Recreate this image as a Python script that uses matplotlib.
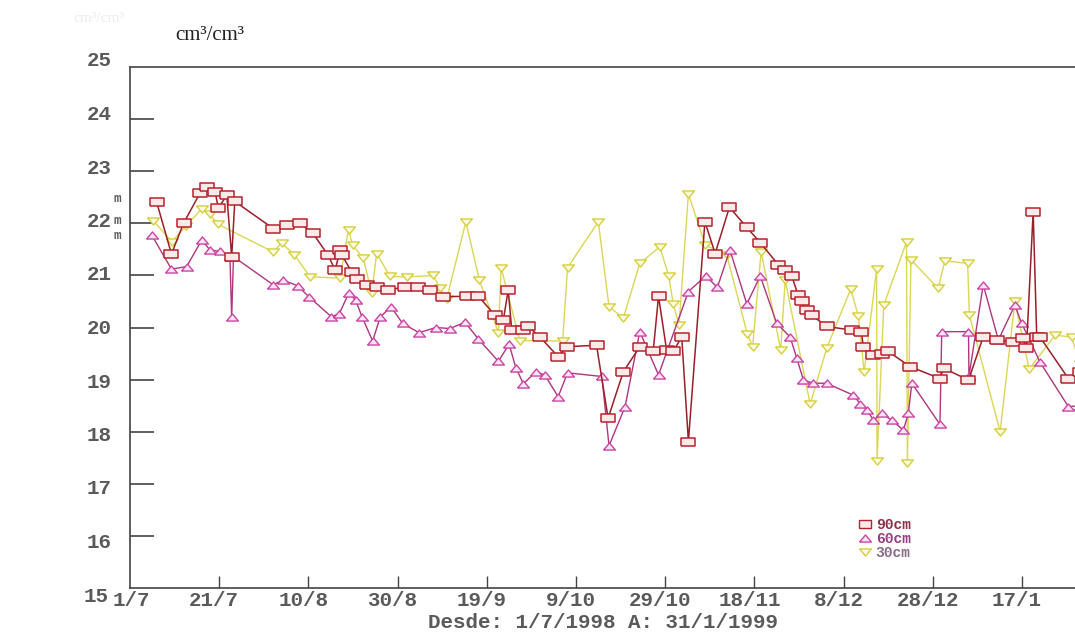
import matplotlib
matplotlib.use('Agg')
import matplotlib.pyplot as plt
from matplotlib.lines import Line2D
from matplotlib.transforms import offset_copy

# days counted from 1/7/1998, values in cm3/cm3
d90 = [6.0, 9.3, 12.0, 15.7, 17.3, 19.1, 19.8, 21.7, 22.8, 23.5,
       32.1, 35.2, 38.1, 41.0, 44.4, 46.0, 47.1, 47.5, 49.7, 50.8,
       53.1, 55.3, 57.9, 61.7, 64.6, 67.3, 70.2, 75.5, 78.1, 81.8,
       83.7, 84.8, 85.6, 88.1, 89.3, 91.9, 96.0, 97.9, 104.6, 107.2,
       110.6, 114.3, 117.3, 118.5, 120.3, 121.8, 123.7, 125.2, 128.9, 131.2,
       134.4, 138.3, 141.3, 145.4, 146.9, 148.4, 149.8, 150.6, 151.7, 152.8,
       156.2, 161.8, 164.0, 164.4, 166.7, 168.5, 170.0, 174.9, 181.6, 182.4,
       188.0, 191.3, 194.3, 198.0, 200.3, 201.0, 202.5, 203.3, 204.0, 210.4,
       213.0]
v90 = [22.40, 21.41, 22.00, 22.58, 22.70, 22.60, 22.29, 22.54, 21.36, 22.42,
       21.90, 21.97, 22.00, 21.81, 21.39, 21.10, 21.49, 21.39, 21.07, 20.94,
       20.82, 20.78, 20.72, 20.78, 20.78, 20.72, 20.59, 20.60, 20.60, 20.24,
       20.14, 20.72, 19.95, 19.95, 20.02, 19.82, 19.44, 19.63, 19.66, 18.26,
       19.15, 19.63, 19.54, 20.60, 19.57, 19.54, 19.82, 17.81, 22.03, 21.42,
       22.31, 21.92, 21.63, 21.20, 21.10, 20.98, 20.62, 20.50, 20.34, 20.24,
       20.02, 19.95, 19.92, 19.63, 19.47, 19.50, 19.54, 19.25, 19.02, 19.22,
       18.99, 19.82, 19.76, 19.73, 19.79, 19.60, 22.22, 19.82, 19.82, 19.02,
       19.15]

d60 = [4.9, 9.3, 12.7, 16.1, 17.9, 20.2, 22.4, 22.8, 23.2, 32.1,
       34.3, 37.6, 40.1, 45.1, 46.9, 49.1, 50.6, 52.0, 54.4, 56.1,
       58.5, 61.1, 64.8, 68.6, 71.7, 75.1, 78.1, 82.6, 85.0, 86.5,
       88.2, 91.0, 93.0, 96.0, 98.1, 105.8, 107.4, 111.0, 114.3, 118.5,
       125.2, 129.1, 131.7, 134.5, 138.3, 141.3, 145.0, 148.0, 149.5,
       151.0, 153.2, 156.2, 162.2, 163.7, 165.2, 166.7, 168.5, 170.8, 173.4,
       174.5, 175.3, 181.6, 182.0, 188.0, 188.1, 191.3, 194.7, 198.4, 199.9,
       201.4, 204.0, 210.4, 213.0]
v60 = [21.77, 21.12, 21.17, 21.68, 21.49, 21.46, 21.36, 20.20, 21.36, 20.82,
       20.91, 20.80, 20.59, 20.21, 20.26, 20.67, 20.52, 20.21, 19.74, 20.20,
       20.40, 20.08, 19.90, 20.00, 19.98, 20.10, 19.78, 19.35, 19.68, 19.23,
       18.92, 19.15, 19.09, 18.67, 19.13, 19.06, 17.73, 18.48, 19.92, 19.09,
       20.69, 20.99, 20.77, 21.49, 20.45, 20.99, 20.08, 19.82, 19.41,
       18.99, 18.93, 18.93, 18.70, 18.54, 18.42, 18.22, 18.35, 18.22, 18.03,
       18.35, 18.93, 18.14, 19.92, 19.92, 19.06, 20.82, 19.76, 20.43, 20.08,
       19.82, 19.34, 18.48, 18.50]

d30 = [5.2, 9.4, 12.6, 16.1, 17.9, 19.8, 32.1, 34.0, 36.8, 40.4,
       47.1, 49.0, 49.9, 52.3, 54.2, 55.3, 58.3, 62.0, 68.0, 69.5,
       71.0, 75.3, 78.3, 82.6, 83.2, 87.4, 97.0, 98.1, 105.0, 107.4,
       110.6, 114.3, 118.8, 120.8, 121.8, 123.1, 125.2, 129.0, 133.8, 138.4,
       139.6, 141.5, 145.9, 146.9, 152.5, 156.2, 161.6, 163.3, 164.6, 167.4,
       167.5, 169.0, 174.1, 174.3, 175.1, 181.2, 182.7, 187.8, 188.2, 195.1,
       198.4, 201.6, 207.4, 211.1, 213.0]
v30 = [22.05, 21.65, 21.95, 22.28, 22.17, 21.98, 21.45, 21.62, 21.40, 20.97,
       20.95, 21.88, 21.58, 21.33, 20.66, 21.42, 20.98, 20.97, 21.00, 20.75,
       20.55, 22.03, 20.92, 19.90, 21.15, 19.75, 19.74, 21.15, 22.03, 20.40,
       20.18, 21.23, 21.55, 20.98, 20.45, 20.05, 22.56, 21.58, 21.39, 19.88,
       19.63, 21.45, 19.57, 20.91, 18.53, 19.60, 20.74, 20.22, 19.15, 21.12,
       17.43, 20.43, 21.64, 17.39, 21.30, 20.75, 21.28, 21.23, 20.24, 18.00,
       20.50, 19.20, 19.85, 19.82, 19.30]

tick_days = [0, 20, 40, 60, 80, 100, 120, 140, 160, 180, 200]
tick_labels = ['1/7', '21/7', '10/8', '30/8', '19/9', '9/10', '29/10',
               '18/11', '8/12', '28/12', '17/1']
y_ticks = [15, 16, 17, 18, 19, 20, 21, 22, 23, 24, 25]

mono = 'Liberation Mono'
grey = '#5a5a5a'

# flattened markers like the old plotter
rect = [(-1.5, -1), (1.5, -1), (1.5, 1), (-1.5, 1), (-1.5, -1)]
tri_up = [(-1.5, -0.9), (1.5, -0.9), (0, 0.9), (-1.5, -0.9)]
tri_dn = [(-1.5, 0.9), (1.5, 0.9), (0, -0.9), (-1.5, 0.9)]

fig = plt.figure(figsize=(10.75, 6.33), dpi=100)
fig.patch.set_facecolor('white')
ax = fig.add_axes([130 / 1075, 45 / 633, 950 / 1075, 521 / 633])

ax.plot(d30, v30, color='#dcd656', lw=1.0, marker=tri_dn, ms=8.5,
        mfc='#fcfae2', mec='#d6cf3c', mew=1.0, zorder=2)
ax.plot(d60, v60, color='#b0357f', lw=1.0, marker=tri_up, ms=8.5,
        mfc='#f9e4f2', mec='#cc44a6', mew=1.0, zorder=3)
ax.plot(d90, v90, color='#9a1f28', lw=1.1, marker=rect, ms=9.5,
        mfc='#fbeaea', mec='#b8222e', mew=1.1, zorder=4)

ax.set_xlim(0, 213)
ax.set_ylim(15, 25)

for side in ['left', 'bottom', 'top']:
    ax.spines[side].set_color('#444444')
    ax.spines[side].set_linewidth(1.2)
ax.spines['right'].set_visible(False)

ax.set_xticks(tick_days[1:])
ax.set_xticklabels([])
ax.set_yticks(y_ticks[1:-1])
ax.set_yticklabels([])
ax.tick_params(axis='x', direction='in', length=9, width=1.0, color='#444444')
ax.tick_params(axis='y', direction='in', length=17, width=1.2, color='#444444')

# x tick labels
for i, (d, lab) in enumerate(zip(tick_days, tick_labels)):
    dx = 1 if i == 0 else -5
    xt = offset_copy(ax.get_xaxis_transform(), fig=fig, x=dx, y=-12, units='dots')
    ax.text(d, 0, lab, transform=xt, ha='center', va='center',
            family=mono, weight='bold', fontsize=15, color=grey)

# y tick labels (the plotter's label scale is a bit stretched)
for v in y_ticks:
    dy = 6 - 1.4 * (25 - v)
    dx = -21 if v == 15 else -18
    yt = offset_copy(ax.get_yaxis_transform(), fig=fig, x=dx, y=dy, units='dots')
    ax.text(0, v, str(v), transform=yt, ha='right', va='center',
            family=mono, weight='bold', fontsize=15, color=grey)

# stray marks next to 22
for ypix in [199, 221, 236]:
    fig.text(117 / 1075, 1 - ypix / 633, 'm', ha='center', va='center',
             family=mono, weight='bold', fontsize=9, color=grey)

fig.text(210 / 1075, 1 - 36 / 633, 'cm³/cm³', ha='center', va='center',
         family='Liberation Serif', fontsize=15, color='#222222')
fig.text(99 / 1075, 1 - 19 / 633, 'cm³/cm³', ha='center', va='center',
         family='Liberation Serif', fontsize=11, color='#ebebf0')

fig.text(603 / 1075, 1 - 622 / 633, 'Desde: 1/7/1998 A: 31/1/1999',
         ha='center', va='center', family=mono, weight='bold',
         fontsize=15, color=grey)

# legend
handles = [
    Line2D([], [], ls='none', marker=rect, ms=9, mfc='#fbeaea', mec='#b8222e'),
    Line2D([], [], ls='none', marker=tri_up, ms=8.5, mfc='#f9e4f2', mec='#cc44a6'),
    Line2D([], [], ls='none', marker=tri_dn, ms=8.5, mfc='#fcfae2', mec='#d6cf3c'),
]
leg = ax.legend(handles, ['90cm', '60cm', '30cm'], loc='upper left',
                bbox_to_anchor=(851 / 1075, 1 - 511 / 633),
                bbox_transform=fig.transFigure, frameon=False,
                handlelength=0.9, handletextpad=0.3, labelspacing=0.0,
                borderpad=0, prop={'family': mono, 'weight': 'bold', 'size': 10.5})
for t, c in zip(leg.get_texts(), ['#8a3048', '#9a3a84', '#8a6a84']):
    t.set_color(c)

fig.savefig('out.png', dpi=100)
:::
- [Direction] Your task is to restate word for word the lines from the top of the data to the line containing "from matplotlib.transforms import offset_copy", both ends included, with every picture left out.

- [Written solution]
Recreate this image as a Python script that uses matplotlib.
import matplotlib
matplotlib.use('Agg')
import matplotlib.pyplot as plt
from matplotlib.lines import Line2D
from matplotlib.transforms import offset_copy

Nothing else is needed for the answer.